When my dog Gertie started throwing clots in her lungs, we knew it was time to say goodbye. We held her in our arms, whispered in her ears about the lake at the cottage to inspire her dreams, and a shot given by her doctor send her off to a better place. We do for our dogs what many modern, advanced, and “civilized” countries still won’t do for its citizens.

Marie (Valeria Bertuccelli) is dying. Cancer sucks. There’s nothing the doctors can do, including giving her the compassionate end she and her husband have decided on. Or, they could give it to her, but they’re hesitating. It’s much easier to waffle when you’re not the one writhing in mind-altering pain. Of course, Marie’s got a reason to hang on as long as she can: her 3 year old son, Tomy. Whatever time she may have left, she’ll use it to write a journal so that her son may know her even when she’s gone. In it, she’s funny and witty, imparting bits of wisdom, tenderness, and personality, and a few wishes for what his life might be. Meanwhile, on Twitter, she’s nearly the opposite – sarcastic and bold, attracting a keen audience who appreciate her honesty during an impossible time.
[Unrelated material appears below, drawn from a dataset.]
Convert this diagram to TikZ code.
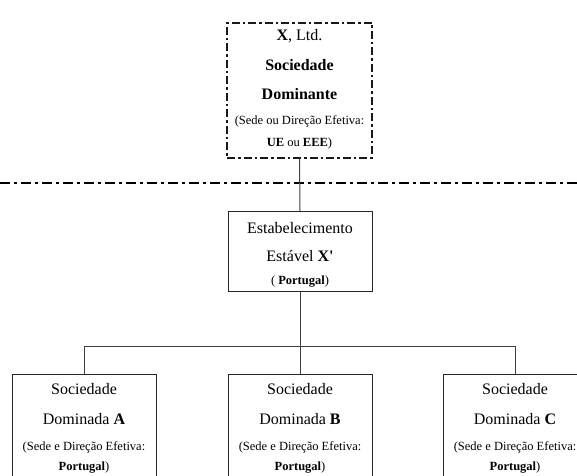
\documentclass[tikz,border=0pt]{standalone}
\usepackage{fontspec}
\setmainfont{Liberation Serif}[Ligatures=TeXOff]
\begin{document}
\begin{tikzpicture}[x=1pt,y=-1pt,
  solidbox/.style={draw=black!85, line width=1pt, rectangle, inner sep=0pt, minimum width=144pt, anchor=north},
  dombox/.style={draw=black!90, line width=1.7pt, rectangle, inner sep=0pt, dash pattern=on 8pt off 3pt on 2.5pt off 3pt},
  conn/.style={draw=black!75, line width=1pt},
  big/.style={anchor=base, inner sep=0pt, font=\fontsize{16}{18}\selectfont},
  small/.style={anchor=base, inner sep=0pt, font=\fontsize{12.5}{14}\selectfont}]
\useasboundingbox (0,0) rectangle (577,475);
\clip (0,0) rectangle (577,475);
% dominant box
\node[dombox, minimum width=145pt, minimum height=135pt, anchor=north] (top) at (299.5,22) {};
\node[big] (t1) at (299.5,40) {\textbf{X}, Ltd.};
\node[big] (t2) at (299.5,70) {\textbf{Sociedade}};
\node[big] (t3) at (299.5,99) {\textbf{Dominante}};
\node[small] (t4) at (299.5,124) {(Sede ou Direção Efetiva:};
\node[small] (t5) at (299.5,146) {\textbf{UE} ou \textbf{EEE})};
% dash-dot separator
\coordinate (sepL) at (0,183);
\coordinate (sepR) at (577,183);
\draw[line width=1.7pt, dash pattern=on 10pt off 4pt on 3pt off 4pt] (sepL) -- (sepR);
% permanent establishment
\node[solidbox, minimum height=80pt] (pe) at (300,211) {};
\node[big] (p1) at (300,233) {Estabelecimento};
\node[big] (p2) at (300,261) {Estável \textbf{X'}};
\node[small] (p3) at (300,284) {( \textbf{Portugal})};
% subsidiaries
\node[solidbox, minimum height=130pt] (A) at (84,374) {};
\node[solidbox, minimum height=130pt] (B) at (300,374) {};
\node[solidbox, minimum height=130pt] (C) at (515,374) {};
\foreach \n/\x/\l in {a/84/A, b/300/B, c/515/C}{
  \node[big] (\n1) at (\x,394) {Sociedade};
  \node[big] (\n2) at (\x,424) {Dominada \textbf{\l}};
  \node[small] (\n3) at (\x,450) {(Sede e Direção Efetiva:};
  \node[small] (\n4) at (\x,470) {\textbf{Portugal})};
}
% connectors
\coordinate (bus) at (300,346);
\draw[conn] (top.south) -- (pe.north);
\draw[conn] (pe.south) -- (bus);
\draw[conn] (A.north) |- (bus) -| (C.north);
\draw[conn] (bus) -- (B.north);
\end{tikzpicture}
\end{document}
Bertuccelli has a tall order to deliver from a hospital bed. With a son, a husband, a bouquet of friends, and a social media following, she’s the hub for grief and the receptacle of medical disappointments. This is her end of life, yet she’s still trying to be so many things to so many people. The book for her son gives her last days meaning and purpose, the perfect metaphor for the importance of time and using it well. The film isn’t sugarcoating death, nor is it dramatizing it. It’s ugly, messy, sometimes joyous, sometimes desperate. It’s not glamourous but it’s also not an excruciating sob-fest. Loosely based on a true story, Carlos Sorin’s film is about treasuring what you have while you have it.